TASK DIRECTIONS >>
Skip all pictures. Write out the data below from its first line through the line that contains "ctx.strokeRect(chartArea.left, chartArea.top, chartArea.right".

******************************

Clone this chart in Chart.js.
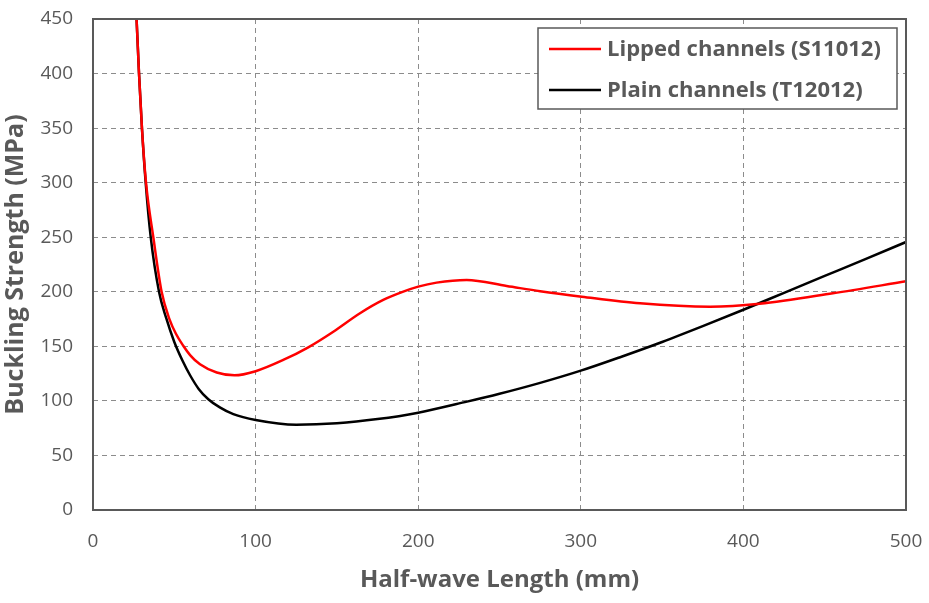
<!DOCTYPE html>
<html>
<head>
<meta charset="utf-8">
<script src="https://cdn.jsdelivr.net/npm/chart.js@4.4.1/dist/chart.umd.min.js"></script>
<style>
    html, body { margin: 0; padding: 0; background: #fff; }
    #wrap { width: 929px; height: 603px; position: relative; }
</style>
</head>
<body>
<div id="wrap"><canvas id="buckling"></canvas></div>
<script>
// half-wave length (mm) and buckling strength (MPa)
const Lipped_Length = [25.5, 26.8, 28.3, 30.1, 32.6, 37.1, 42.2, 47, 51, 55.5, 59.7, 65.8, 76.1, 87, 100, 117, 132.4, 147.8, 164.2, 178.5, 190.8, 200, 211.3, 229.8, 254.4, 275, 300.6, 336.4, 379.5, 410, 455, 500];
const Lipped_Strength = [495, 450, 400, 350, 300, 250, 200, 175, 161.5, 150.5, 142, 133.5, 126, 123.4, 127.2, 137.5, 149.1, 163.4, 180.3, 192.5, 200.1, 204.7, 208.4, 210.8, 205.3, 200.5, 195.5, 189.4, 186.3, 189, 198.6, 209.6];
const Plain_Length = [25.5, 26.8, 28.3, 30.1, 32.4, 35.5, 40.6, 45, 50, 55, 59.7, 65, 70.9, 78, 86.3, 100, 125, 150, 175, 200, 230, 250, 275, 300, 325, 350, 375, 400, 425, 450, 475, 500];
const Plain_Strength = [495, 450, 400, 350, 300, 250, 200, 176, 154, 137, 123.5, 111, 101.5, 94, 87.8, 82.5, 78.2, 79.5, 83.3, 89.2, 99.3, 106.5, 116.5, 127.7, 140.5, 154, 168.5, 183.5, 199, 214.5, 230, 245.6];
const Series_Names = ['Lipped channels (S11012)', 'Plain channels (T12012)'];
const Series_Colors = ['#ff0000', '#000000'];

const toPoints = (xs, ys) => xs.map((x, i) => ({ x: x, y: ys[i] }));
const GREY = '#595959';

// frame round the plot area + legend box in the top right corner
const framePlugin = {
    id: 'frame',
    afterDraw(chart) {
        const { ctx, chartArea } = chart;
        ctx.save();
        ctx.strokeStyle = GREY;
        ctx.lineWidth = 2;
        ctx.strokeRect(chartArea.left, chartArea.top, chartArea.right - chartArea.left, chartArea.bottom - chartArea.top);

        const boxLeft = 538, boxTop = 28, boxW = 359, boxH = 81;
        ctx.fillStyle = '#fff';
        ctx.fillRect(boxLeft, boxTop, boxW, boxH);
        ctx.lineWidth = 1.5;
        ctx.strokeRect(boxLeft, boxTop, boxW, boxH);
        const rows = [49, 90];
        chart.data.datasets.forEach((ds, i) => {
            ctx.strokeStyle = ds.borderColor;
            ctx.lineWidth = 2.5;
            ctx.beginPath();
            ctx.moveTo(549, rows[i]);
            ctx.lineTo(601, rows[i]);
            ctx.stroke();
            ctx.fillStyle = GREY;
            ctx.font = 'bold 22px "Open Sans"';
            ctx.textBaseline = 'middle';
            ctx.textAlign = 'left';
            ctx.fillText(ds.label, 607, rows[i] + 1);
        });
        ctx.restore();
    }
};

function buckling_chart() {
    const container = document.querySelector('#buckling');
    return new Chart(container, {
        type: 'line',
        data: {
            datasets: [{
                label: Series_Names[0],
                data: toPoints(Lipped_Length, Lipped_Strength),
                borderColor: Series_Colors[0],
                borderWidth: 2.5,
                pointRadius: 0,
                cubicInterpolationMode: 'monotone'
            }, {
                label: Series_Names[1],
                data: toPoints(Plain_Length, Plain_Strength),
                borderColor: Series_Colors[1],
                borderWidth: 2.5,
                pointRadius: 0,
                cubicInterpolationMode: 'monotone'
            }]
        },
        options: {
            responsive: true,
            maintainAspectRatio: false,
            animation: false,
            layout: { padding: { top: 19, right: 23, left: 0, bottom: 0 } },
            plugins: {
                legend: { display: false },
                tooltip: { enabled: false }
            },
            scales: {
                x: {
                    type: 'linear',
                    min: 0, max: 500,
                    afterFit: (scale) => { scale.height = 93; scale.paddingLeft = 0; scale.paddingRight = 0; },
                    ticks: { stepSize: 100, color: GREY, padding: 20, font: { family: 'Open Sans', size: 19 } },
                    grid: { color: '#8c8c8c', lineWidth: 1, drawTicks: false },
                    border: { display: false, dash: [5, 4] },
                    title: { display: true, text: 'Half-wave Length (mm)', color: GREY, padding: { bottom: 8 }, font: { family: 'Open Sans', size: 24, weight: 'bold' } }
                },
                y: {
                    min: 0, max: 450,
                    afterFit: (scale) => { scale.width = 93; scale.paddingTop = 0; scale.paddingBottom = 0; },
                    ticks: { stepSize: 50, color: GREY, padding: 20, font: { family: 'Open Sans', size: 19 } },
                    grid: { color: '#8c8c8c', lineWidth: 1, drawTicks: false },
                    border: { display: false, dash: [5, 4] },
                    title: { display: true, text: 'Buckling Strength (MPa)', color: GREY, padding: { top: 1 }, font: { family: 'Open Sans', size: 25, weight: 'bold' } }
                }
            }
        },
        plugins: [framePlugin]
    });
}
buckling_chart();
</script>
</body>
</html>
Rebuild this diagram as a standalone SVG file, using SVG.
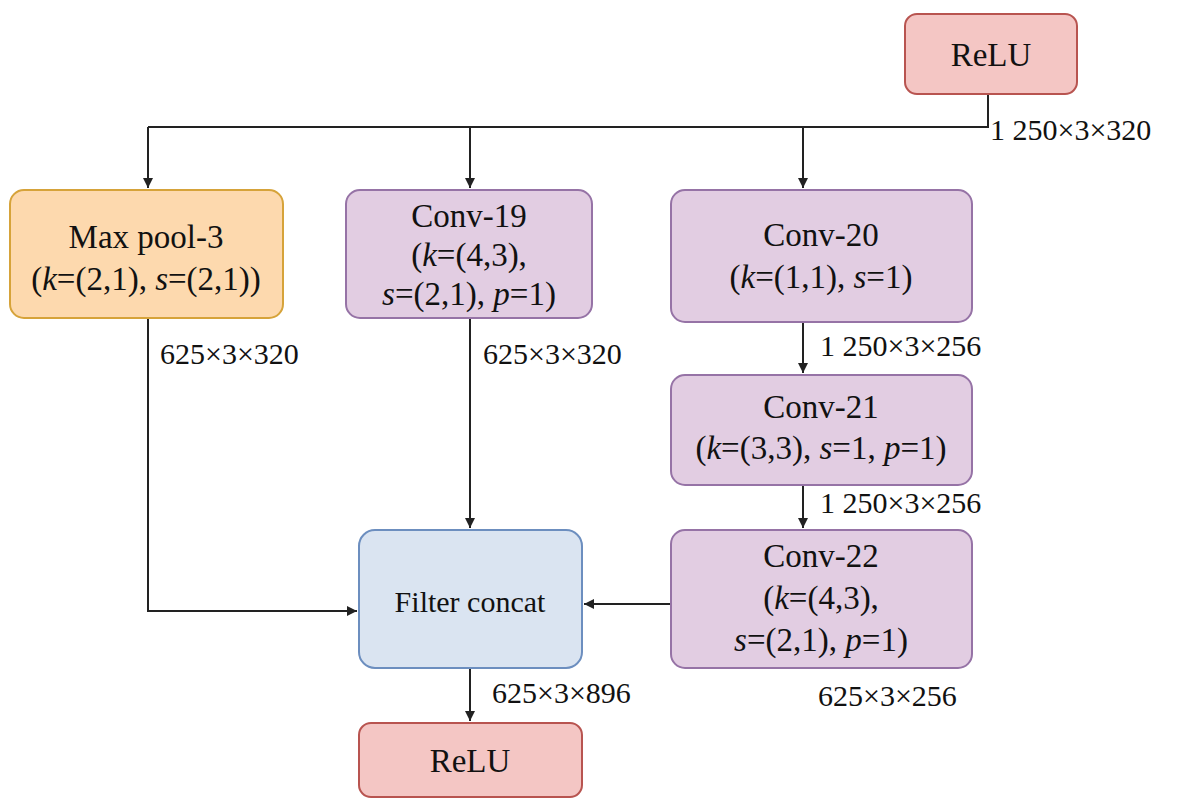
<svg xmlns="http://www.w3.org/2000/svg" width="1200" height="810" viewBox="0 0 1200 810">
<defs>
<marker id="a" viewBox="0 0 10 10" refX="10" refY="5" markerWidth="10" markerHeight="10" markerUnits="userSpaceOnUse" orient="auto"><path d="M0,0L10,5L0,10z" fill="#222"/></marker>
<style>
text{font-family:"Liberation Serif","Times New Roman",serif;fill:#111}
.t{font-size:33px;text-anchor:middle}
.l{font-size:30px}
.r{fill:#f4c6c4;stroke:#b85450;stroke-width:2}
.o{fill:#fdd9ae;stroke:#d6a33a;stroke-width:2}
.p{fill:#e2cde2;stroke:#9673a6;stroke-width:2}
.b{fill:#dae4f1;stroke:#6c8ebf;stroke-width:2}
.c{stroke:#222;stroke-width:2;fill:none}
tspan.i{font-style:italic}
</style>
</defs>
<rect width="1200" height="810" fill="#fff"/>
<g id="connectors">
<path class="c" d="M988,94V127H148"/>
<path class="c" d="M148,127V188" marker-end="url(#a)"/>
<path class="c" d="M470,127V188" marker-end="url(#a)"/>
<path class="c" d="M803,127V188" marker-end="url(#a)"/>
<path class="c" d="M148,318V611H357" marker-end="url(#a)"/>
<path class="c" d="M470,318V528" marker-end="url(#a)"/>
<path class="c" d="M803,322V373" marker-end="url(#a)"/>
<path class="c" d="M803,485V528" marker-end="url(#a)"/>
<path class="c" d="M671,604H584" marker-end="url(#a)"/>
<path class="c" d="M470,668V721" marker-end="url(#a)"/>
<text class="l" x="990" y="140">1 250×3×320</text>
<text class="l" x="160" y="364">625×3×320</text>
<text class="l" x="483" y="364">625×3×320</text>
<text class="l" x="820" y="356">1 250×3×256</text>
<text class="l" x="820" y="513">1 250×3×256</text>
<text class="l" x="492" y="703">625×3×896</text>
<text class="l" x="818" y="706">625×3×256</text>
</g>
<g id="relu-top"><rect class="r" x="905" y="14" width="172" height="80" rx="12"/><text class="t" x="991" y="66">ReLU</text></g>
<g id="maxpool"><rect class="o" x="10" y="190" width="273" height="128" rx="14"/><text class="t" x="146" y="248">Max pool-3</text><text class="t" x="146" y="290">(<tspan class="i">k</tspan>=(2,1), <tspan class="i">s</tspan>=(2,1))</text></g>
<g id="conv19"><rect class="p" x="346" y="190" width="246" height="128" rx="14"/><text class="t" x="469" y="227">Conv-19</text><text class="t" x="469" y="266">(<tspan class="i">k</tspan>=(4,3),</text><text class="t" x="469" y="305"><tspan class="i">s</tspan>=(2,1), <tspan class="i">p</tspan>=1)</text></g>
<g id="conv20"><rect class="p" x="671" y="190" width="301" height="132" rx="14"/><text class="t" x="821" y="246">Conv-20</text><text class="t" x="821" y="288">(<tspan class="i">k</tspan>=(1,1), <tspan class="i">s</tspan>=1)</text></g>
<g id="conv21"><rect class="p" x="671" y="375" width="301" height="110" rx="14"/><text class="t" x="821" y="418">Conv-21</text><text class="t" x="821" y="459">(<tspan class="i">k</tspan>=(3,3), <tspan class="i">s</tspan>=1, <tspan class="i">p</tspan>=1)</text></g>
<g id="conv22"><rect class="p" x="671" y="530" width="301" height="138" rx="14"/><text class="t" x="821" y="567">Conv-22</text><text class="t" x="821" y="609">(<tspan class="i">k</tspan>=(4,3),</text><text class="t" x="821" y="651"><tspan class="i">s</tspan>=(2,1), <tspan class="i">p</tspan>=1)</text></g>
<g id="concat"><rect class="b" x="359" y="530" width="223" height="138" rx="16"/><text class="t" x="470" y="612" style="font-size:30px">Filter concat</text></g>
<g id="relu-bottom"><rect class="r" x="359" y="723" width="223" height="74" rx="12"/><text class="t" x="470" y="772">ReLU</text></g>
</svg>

******************************

SOLUTION FOR THIS TASK >>
Clone this chart in Chart.js.
<!DOCTYPE html>
<html>
<head>
<meta charset="utf-8">
<script src="https://cdn.jsdelivr.net/npm/chart.js@4.4.1/dist/chart.umd.min.js"></script>
<style>
    html, body { margin: 0; padding: 0; background: #fff; }
    #wrap { width: 929px; height: 603px; position: relative; }
</style>
</head>
<body>
<div id="wrap"><canvas id="buckling"></canvas></div>
<script>
// half-wave length (mm) and buckling strength (MPa)
const Lipped_Length = [25.5, 26.8, 28.3, 30.1, 32.6, 37.1, 42.2, 47, 51, 55.5, 59.7, 65.8, 76.1, 87, 100, 117, 132.4, 147.8, 164.2, 178.5, 190.8, 200, 211.3, 229.8, 254.4, 275, 300.6, 336.4, 379.5, 410, 455, 500];
const Lipped_Strength = [495, 450, 400, 350, 300, 250, 200, 175, 161.5, 150.5, 142, 133.5, 126, 123.4, 127.2, 137.5, 149.1, 163.4, 180.3, 192.5, 200.1, 204.7, 208.4, 210.8, 205.3, 200.5, 195.5, 189.4, 186.3, 189, 198.6, 209.6];
const Plain_Length = [25.5, 26.8, 28.3, 30.1, 32.4, 35.5, 40.6, 45, 50, 55, 59.7, 65, 70.9, 78, 86.3, 100, 125, 150, 175, 200, 230, 250, 275, 300, 325, 350, 375, 400, 425, 450, 475, 500];
const Plain_Strength = [495, 450, 400, 350, 300, 250, 200, 176, 154, 137, 123.5, 111, 101.5, 94, 87.8, 82.5, 78.2, 79.5, 83.3, 89.2, 99.3, 106.5, 116.5, 127.7, 140.5, 154, 168.5, 183.5, 199, 214.5, 230, 245.6];
const Series_Names = ['Lipped channels (S11012)', 'Plain channels (T12012)'];
const Series_Colors = ['#ff0000', '#000000'];

const toPoints = (xs, ys) => xs.map((x, i) => ({ x: x, y: ys[i] }));
const GREY = '#595959';

// frame round the plot area + legend box in the top right corner
const framePlugin = {
    id: 'frame',
    afterDraw(chart) {
        const { ctx, chartArea } = chart;
        ctx.save();
        ctx.strokeStyle = GREY;
        ctx.lineWidth = 2;
        ctx.strokeRect(chartArea.left, chartArea.top, chartArea.right - chartArea.left, chartArea.bottom - chartArea.top);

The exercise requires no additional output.